• WHAT THE TASK REQUIRES:
In the entries below, find the lines that contain the word "Output" and copy them.

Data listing
◇ ◇ ◇ ◇

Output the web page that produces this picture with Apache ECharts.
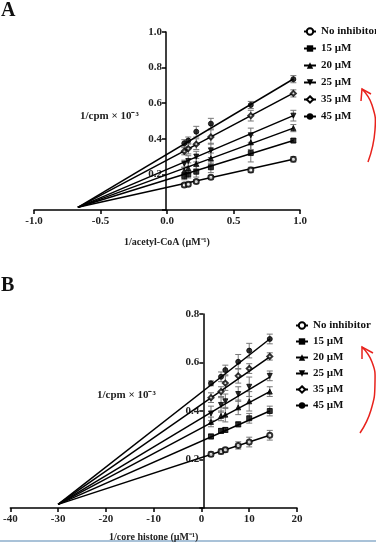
<!DOCTYPE html>
<html>
<head>
    <meta charset="utf-8">
    <script src="https://cdn.jsdelivr.net/npm/echarts@6/dist/echarts.min.js"></script>
    <title>Lineweaver-Burk plots</title>
    <style>
        html, body { margin: 0; padding: 0; background: #fff; }
        #main { width: 376px; height: 543px; }
    </style>
</head>
<body>
    <div id="main"></div>
    <script type="text/javascript">
        var names = ['No inhibitor', '15 \u00b5M', '20 \u00b5M', '25 \u00b5M', '35 \u00b5M', '45 \u00b5M'];
        var symbols = ['emptyCircle', 'rect', 'triangle', 'triangle', 'emptyDiamond', 'circle'];
        var rotations = [0, 0, 0, 180, 0, 0];

        // panel A: 1/acetyl-CoA
        var xA = [0.13, 0.16, 0.22, 0.33, 0.63, 0.95];
        var yA = [
            [0.14, 0.145, 0.16, 0.184, 0.225, 0.285],
            [0.19, 0.20, 0.215, 0.24, 0.32, 0.39],
            [0.22, 0.235, 0.26, 0.29, 0.38, 0.46],
            [0.26, 0.275, 0.30, 0.335, 0.42, 0.53],
            [0.33, 0.345, 0.37, 0.41, 0.53, 0.655],
            [0.375, 0.39, 0.44, 0.485, 0.59, 0.735]
        ];
        var errA = [
            [0.01, 0.01, 0.01, 0.01, 0.015, 0.015],
            [0.02, 0.02, 0.03, 0.03, 0.05, 0.01],
            [0.02, 0.03, 0.03, 0.03, 0.04, 0.02],
            [0.02, 0.03, 0.03, 0.04, 0.04, 0.03],
            [0.02, 0.03, 0.03, 0.04, 0.03, 0.02],
            [0.02, 0.02, 0.03, 0.03, 0.02, 0.02]
        ];
        var fitA = { x0: -0.67, y0: 0.015, x1: 0.95, y1: [0.285, 0.39, 0.46, 0.53, 0.657, 0.736] };

        // panel B: 1/core histone
        var xB = [2.0, 4.1, 5.0, 7.7, 10, 14.3];
        var yB = [
            [0.222, 0.233, 0.24, 0.258, 0.272, 0.30],
            [0.295, 0.318, 0.322, 0.345, 0.37, 0.40],
            [0.355, 0.38, 0.385, 0.415, 0.44, 0.48],
            [0.39, 0.425, 0.44, 0.47, 0.50, 0.545],
            [0.455, 0.48, 0.515, 0.545, 0.575, 0.625],
            [0.514, 0.541, 0.569, 0.603, 0.649, 0.697]
        ];
        var errB = [
            [0.01, 0.01, 0.01, 0.015, 0.02, 0.02],
            [0.01, 0.01, 0.01, 0.01, 0.02, 0.02],
            [0.02, 0.02, 0.03, 0.03, 0.04, 0.02],
            [0.03, 0.03, 0.03, 0.03, 0.04, 0.02],
            [0.02, 0.02, 0.03, 0.03, 0.02, 0.015],
            [0.01, 0.02, 0.02, 0.03, 0.03, 0.02]
        ];
        var fitB = { x0: -30, y0: 0.015, x1: 14.3, y1: [0.30, 0.40, 0.48, 0.54, 0.623, 0.697] };

        var font = 'Liberation Serif';
        var labelStyle = { fontFamily: font, fontWeight: 'bold', fontSize: 11, color: '#222' };
        var blackLine = { color: '#000', width: 1.5 };

        function errorBars(params, api) {
            var top = api.coord([api.value(0), api.value(2)]);
            var bot = api.coord([api.value(0), api.value(1)]);
            var w = 3;
            var st = { stroke: '#777', lineWidth: 1 };
            return {
                type: 'group',
                children: [
                    { type: 'line', shape: { x1: top[0], y1: top[1], x2: bot[0], y2: bot[1] }, style: st },
                    { type: 'line', shape: { x1: top[0] - w, y1: top[1], x2: top[0] + w, y2: top[1] }, style: st },
                    { type: 'line', shape: { x1: bot[0] - w, y1: bot[1], x2: bot[0] + w, y2: bot[1] }, style: st }
                ]
            };
        }

        function panelSeries(idx, xs, ys, errs, fit) {
            var out = [];
            for (var i = 0; i < names.length; i++) {
                out.push({
                    name: names[i],
                    type: 'line',
                    xAxisIndex: idx, yAxisIndex: idx,
                    data: [[fit.x0, fit.y0], [fit.x1, fit.y1[i]]],
                    symbol: symbols[i],
                    symbolRotate: rotations[i],
                    showSymbol: false,
                    itemStyle: { color: '#000' },
                    lineStyle: blackLine,
                    z: 2
                });
            }
            for (var i = 0; i < names.length; i++) {
                out.push({
                    name: names[i] + ' err',
                    type: 'custom',
                    xAxisIndex: idx, yAxisIndex: idx,
                    renderItem: errorBars,
                    data: xs.map(function (x, j) { return [x, ys[i][j] - errs[i][j], ys[i][j] + errs[i][j]]; }),
                    z: 1
                });
                out.push({
                    name: names[i] + ' pts',
                    type: 'scatter',
                    xAxisIndex: idx, yAxisIndex: idx,
                    data: xs.map(function (x, j) { return [x, ys[i][j]]; }),
                    symbol: symbols[i],
                    symbolRotate: rotations[i],
                    symbolSize: 5,
                    itemStyle: { color: '#000', borderColor: '#000', borderWidth: 1 },
                    z: 3
                });
            }
            return out;
        }

        var myChart = echarts.init(document.getElementById('main'));

        var legendBase = {
            orient: 'vertical',
            data: names,
            itemWidth: 12,
            itemHeight: 8,
            textStyle: { fontFamily: font, fontWeight: 'bold', fontSize: 11, color: '#111' },
            selectedMode: false
        };

        function yLabel(v) { return v === 0 ? '' : v.toFixed(1); }

        myChart.setOption({
            animation: false,
            backgroundColor: '#fff',
            legend: [
                Object.assign({}, legendBase, { left: 298, top: 21, itemGap: 6 }),
                Object.assign({}, legendBase, { left: 290, top: 315, itemGap: 5 })
            ],
            grid: [
                { left: 34, right: 76, top: 32, height: 178 },
                { left: 8, right: 79, top: 314, height: 194 }
            ],
            xAxis: [{
                type: 'value', gridIndex: 0, min: -1, max: 1, interval: 0.5,
                axisLine: { onZero: false, lineStyle: blackLine },
                axisTick: { length: 4, lineStyle: blackLine },
                axisLabel: Object.assign({ margin: 6, formatter: function (v) { return v.toFixed(1); } }, labelStyle),
                splitLine: { show: false },
                name: '1/acetyl-CoA (\u00b5M\u207b\u00b9)',
                nameLocation: 'middle', nameGap: 27,
                nameTextStyle: { fontFamily: font, fontWeight: 'bold', fontSize: 10, color: '#222' }
            }, {
                type: 'value', gridIndex: 1, min: -40, max: 20, interval: 10,
                axisLine: { onZero: false, lineStyle: blackLine },
                axisTick: { length: 4, lineStyle: blackLine },
                axisLabel: Object.assign({ margin: 6 }, labelStyle),
                splitLine: { show: false },
                name: '1/core histone (\u00b5M\u207b\u00b9)',
                nameLocation: 'middle', nameGap: 24,
                nameTextStyle: { fontFamily: font, fontWeight: 'bold', fontSize: 10, color: '#222' }
            }],
            yAxis: [{
                type: 'value', gridIndex: 0, min: 0, max: 1, interval: 0.2,
                position: 'left', offset: -132,
                axisLine: { onZero: false, lineStyle: blackLine },
                axisTick: { length: 4, lineStyle: blackLine },
                axisLabel: Object.assign({ margin: 4, formatter: yLabel }, labelStyle),
                splitLine: { show: false }
            }, {
                type: 'value', gridIndex: 1, min: 0, max: 0.8, interval: 0.2,
                position: 'left', offset: -193,
                axisLine: { onZero: false, lineStyle: blackLine },
                axisTick: { length: 4, lineStyle: blackLine },
                axisLabel: Object.assign({ margin: 4, formatter: yLabel }, labelStyle),
                splitLine: { show: false }
            }],
            graphic: [
                { type: 'text', left: 1, top: 1, style: { text: 'A', font: 'bold 20px "Liberation Serif"', fill: '#111' } },
                { type: 'text', left: 1, top: 276, style: { text: 'B', font: 'bold 20px "Liberation Serif"', fill: '#111' } },
                { type: 'text', left: 80, top: 111, style: { text: '1/cpm \u00d7 10\u207b\u00b3', font: 'bold 11px "Liberation Serif"', fill: '#222' } },
                { type: 'text', left: 97, top: 390, style: { text: '1/cpm \u00d7 10\u207b\u00b3', font: 'bold 11px "Liberation Serif"', fill: '#222' } },
                { type: 'polyline', shape: { points: [[362, 89], [372, 105], [375, 130], [368, 162]], smooth: 0.5 }, style: { stroke: '#e8221c', lineWidth: 1.5, fill: null } },
                { type: 'polyline', shape: { points: [[361, 101], [362, 89], [371, 94]] }, style: { stroke: '#e8221c', lineWidth: 1.5, fill: null } },
                { type: 'polyline', shape: { points: [[362, 347], [372, 362], [375, 382], [371, 410], [360, 433]], smooth: 0.5 }, style: { stroke: '#e8221c', lineWidth: 1.5, fill: null } },
                { type: 'polyline', shape: { points: [[362, 359], [362, 347], [373, 353]] }, style: { stroke: '#e8221c', lineWidth: 1.5, fill: null } },
                { type: 'line', shape: { x1: 0, y1: 541, x2: 376, y2: 541 }, style: { stroke: '#a9c2d8', lineWidth: 2 } }
            ],
            series: panelSeries(0, xA, yA, errA, fitA).concat(panelSeries(1, xB, yB, errB, fitB))
        });
    </script>
</body>
</html>
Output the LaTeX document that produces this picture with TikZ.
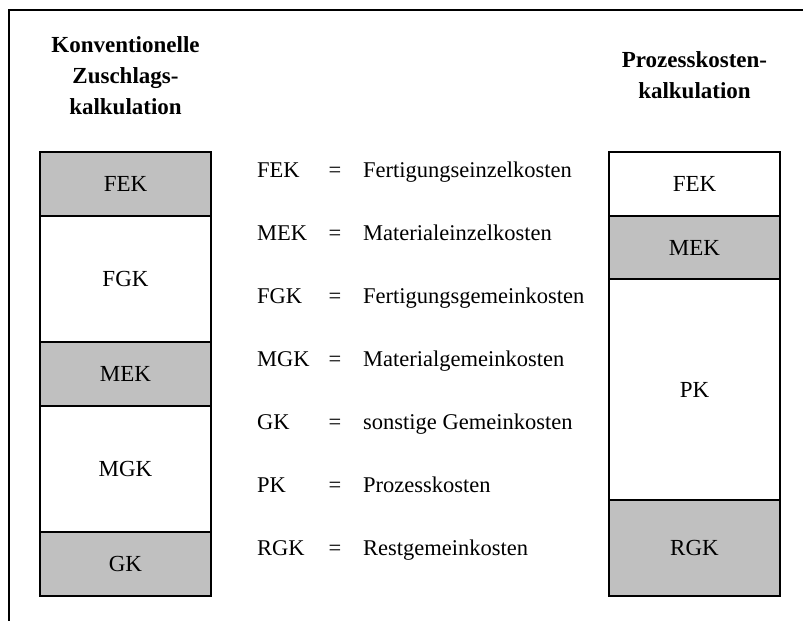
\documentclass[tikz,border=0pt]{standalone}
\usepackage{fontspec}
\setmainfont{Liberation Serif}
\usetikzlibrary{positioning}
\definecolor{boxgray}{RGB}{192,192,192}
\tikzset{
  seg/.style={draw, line width=2pt, minimum width=171pt, inner sep=0pt, outer sep=0pt,
    font=\fontsize{23}{28}\selectfont},
  grayseg/.style={seg, fill=boxgray},
  head/.style={align=center, inner sep=0pt, font=\fontsize{23}{31}\selectfont\bfseries},
  legend/.style={inner sep=0pt, font=\fontsize{22.5}{27}\selectfont}
}

\begin{document}
\begin{tikzpicture}[x=1pt,y=1pt]
  \useasboundingbox (0,0) rectangle (803,621);
  \draw[line width=2.5pt] (803,611) -- (9,611) -- (9,0);
  % konventionelle Zuschlagskalkulation
  \node[head] (lhead) at (125.5,545) {Konventionelle\\Zuschlags-\\kalkulation};
  \node[grayseg, minimum height=64pt] (lfek) at (125.5,437) {FEK};
  \node[seg, minimum height=126pt, below=0pt of lfek] (lfgk) {FGK};
  \node[grayseg, minimum height=64pt, below=0pt of lfgk] (lmek) {MEK};
  \node[seg, minimum height=126pt, below=0pt of lmek] (lmgk) {MGK};
  \node[grayseg, minimum height=64pt, below=0pt of lmgk] (lgk) {GK};
  % Prozesskostenkalkulation
  \node[head] (rhead) at (694.5,546) {Prozesskosten-\\kalkulation};
  \node[seg, minimum height=64pt] (rfek) at (694.5,437) {FEK};
  \node[grayseg, minimum height=63pt, below=0pt of rfek] (rmek) {MEK};
  \node[seg, minimum height=221pt, below=0pt of rmek] (rpk) {PK};
  \node[grayseg, minimum height=96pt, below=0pt of rpk] (rrgk) {RGK};
  % Legende
  \foreach \abbr/\txt [count=\i from 0] in {FEK/Fertigungseinzelkosten,
      MEK/Materialeinzelkosten, FGK/Fertigungsgemeinkosten,
      MGK/Materialgemeinkosten, GK/sonstige Gemeinkosten,
      PK/Prozesskosten, RGK/Restgemeinkosten} {
    \node[legend, anchor=base west] (abbr\i) at (257,443.5-63*\i) {\abbr};
    \node[legend, anchor=base] (eq\i) at (335,443.5-63*\i) {=};
    \node[legend, anchor=base west] (def\i) at (363,443.5-63*\i) {\txt};
  }
\end{tikzpicture}
\end{document}
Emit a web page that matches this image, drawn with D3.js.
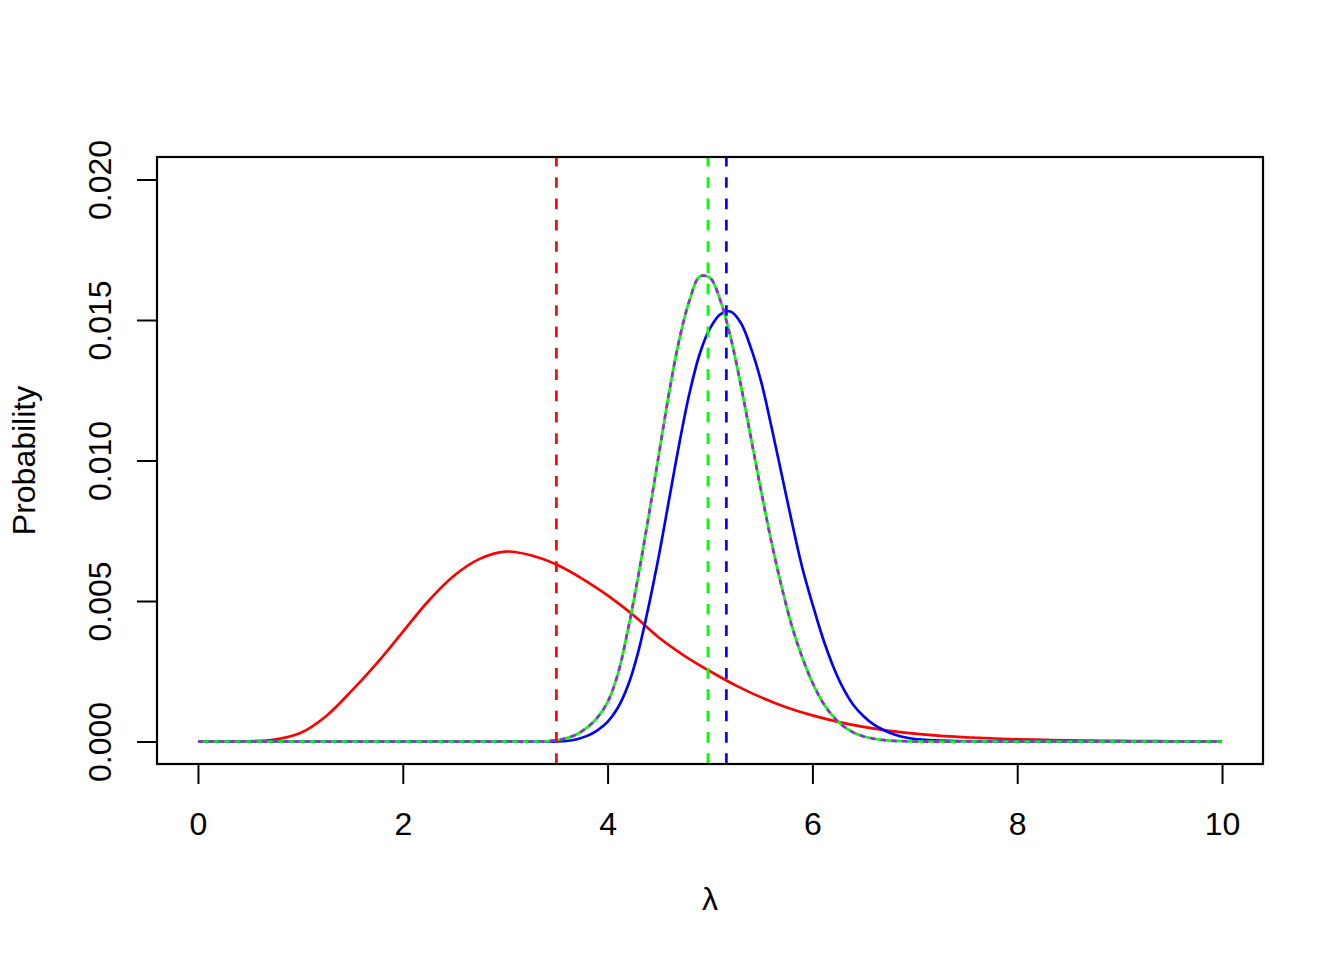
<!DOCTYPE html>
<html>
<head>
<meta charset="utf-8">
<script src="https://cdn.jsdelivr.net/npm/d3@7"></script>
<style>
  html, body { margin: 0; padding: 0; background: #fff; }
  svg { display: block; }
  text { font-family: "Liberation Sans", Arial, Helvetica, sans-serif; fill: #000; }
</style>
</head>
<body>
<svg id="chart" width="1344" height="960"></svg>
<script>
// ---------------- data ----------------
const xTicks = [0, 2, 4, 6, 8, 10];
const yTicks = [0, 0.005, 0.010, 0.015, 0.020];
const yTickLabels = ["0.000", "0.005", "0.010", "0.015", "0.020"];

// prior (red)
const priorLambda = [0, 0.25, 0.5, 0.75, 1.0, 1.25, 1.5, 1.75, 2.0, 2.25, 2.5, 2.75, 3.0, 3.25, 3.5, 3.75,
  4.0, 4.25, 4.5, 4.75, 5.0, 5.25, 5.5, 5.75, 6.0, 6.25, 6.5, 6.75, 7.0, 7.25, 7.5, 7.75,
  8.0, 8.25, 8.5, 8.75, 9.0, 9.25, 9.5, 9.75, 10];
const priorProb = [0, 0, 0.00001, 0.00007, 0.0003, 0.0009, 0.0018, 0.0028, 0.0039, 0.0050, 0.0059, 0.0065,
  0.00676, 0.00663, 0.0063, 0.0058, 0.0052, 0.0045, 0.0037, 0.00305, 0.0025, 0.0020, 0.00157, 0.00121,
  0.00093, 0.0007, 0.00052, 0.00038, 0.00028, 0.0002, 0.00015, 0.00011, 0.00008, 0.00006, 0.00004,
  0.00003, 0.00002, 0.000015, 0.00001, 0.000005, 0];

// posterior grid (green / purple and blue)
const postLambda = [0, 1, 2, 3, 3.3, 3.4, 3.5, 3.6, 3.7, 3.8, 3.9, 4.0, 4.1, 4.2, 4.3, 4.4, 4.5, 4.6, 4.7,
  4.8, 4.9, 5.0, 5.1, 5.2, 5.3, 5.4, 5.5, 5.6, 5.7, 5.8, 5.9, 6.0, 6.1, 6.2, 6.3, 6.4, 6.5, 6.6,
  6.7, 6.8, 6.9, 7.0, 7.5, 8, 9, 10];
// green solid
const postGreenProb = [0, 0, 0, 0, 0, 0.00001, 0.00005, 0.00012, 0.00026, 0.0005, 0.00085, 0.0014, 0.0024,
  0.0040, 0.0059, 0.0080, 0.0102, 0.0124, 0.0143, 0.0157, 0.01655, 0.0165, 0.0157, 0.0144, 0.0127,
  0.0108, 0.0089, 0.0071, 0.0055, 0.0041, 0.0030, 0.0021, 0.0014, 0.0009, 0.00055, 0.00032, 0.00018,
  0.0001, 0.00005, 0.00002, 0.00001, 0, 0, 0, 0, 0];
// purple dotted (coincides with the green curve)
const postPurpleProb = [0, 0, 0, 0, 0, 0.00001, 0.00005, 0.00012, 0.00026, 0.0005, 0.00085, 0.0014, 0.0024,
  0.0040, 0.0059, 0.0080, 0.0102, 0.0124, 0.0143, 0.0157, 0.01655, 0.0165, 0.0157, 0.0144, 0.0127,
  0.0108, 0.0089, 0.0071, 0.0055, 0.0041, 0.0030, 0.0021, 0.0014, 0.0009, 0.00055, 0.00032, 0.00018,
  0.0001, 0.00005, 0.00002, 0.00001, 0, 0, 0, 0, 0];
// blue solid
const postBlueProb = [0, 0, 0, 0, 0, 0, 0, 0.00002, 0.00008, 0.0002, 0.0004, 0.0007, 0.0012, 0.0020, 0.0032,
  0.0048, 0.0066, 0.0086, 0.0106, 0.0124, 0.0138, 0.0147, 0.0152, 0.0153, 0.0149, 0.0140, 0.0128,
  0.0112, 0.0095, 0.0078, 0.0062, 0.0049, 0.0037, 0.0027, 0.0019, 0.0013, 0.0009, 0.0006, 0.0004,
  0.00025, 0.00015, 0.00009, 0.00001, 0, 0, 0];

// vertical dashed reference lines (means): red, green, blue
const meanLambda = [3.5, 4.98, 5.16];
const meanColors = ["#ff0000", "#00ff00", "#0000ff"];

// ---------------- drawing ----------------
(function draw() {
  const svg = d3.select("#chart");
  svg.append("rect").attr("width", 1344).attr("height", 960).attr("fill", "#fff");

  const pLeft = 157, pRight = 1263, pTop = 157, pBottom = 764;
  const x = d3.scaleLinear().domain([-0.4, 10.4]).range([pLeft, pRight]);
  const y = d3.scaleLinear().domain([-0.0008, 0.0208]).range([pBottom, pTop]);

  const lw = 2.67;
  svg.append("defs").append("clipPath").attr("id", "plotclip")
    .append("rect").attr("x", pLeft).attr("y", pTop).attr("width", pRight - pLeft).attr("height", pBottom - pTop);

  const g = svg.append("g").attr("clip-path", "url(#plotclip)");
  const line = d3.line().x(d => x(d[0])).y(d => y(Math.max(0, d[1]))).curve(d3.curveCatmullRom.alpha(0.5));
  const zip = (a, b) => a.map((v, i) => [v, b[i]]);

  g.append("path").datum(zip(priorLambda, priorProb)).attr("d", line)
    .attr("fill", "none").attr("stroke", "#ff0000").attr("stroke-width", lw);
  g.append("path").datum(zip(postLambda, postBlueProb)).attr("d", line)
    .attr("fill", "none").attr("stroke", "#0000ff").attr("stroke-width", lw);
  g.append("path").datum(zip(postLambda, postGreenProb)).attr("d", line)
    .attr("fill", "none").attr("stroke", "#00ff00").attr("stroke-width", lw);
  g.append("path").datum(zip(postLambda, postPurpleProb)).attr("d", line)
    .attr("fill", "none").attr("stroke", "#a020f0").attr("stroke-width", lw)
    .attr("stroke-dasharray", "5.33,5.33");

  g.selectAll("line.mean").data(meanLambda).enter().append("line")
    .attr("class", "mean")
    .attr("x1", d => x(d)).attr("x2", d => x(d))
    .attr("y1", pBottom).attr("y2", pTop)
    .attr("stroke", (d, i) => meanColors[i]).attr("stroke-width", lw)
    .attr("stroke-dasharray", "10.67,10.67");

  // box
  svg.append("rect").attr("x", pLeft).attr("y", pTop).attr("width", pRight - pLeft).attr("height", pBottom - pTop)
    .attr("fill", "none").attr("stroke", "#000").attr("stroke-width", 2.2);

  // x axis
  const xAxis = d3.axisBottom(x).tickValues(xTicks).tickSize(20).tickSizeOuter(0).tickFormat(d3.format("d"));
  const gx = svg.append("g").attr("transform", `translate(0,${pBottom})`).call(xAxis);
  gx.select(".domain").remove();
  gx.selectAll(".tick line").attr("stroke", "#000").attr("stroke-width", 2);
  gx.selectAll(".tick text").attr("y", 0).attr("dy", null)
    .attr("transform", "translate(0,71)")
    .attr("font-size", 32).attr("font-family", "Liberation Sans, Arial, sans-serif")
    .attr("text-anchor", "middle").attr("fill", "#000");

  // y axis
  const yAxis = d3.axisLeft(y).tickValues(yTicks).tickSize(20).tickSizeOuter(0)
    .tickFormat((d, i) => yTickLabels[i]);
  const gy = svg.append("g").attr("transform", `translate(${pLeft},0)`).call(yAxis);
  gy.select(".domain").remove();
  gy.selectAll(".tick line").attr("stroke", "#000").attr("stroke-width", 2);
  gy.selectAll(".tick text").attr("x", 0).attr("dy", null)
    .attr("transform", "translate(-46,0) rotate(-90)")
    .attr("font-size", 32).attr("font-family", "Liberation Sans, Arial, sans-serif")
    .attr("text-anchor", "middle").attr("fill", "#000");

  // axis titles
  svg.append("text").attr("x", (pLeft + pRight) / 2).attr("y", 910)
    .attr("text-anchor", "middle").attr("font-size", 32).text("λ");
  svg.append("text").attr("transform", `translate(35,${(pTop + pBottom) / 2}) rotate(-90)`)
    .attr("text-anchor", "middle").attr("font-size", 32).text("Probability");
})();
</script>
</body>
</html>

◇ ◇ ◇ ◇

• RESULT FOR THIS EXERCISE:
Output the web page that produces this picture with Apache ECharts.
Output the LaTeX document that produces this picture with TikZ.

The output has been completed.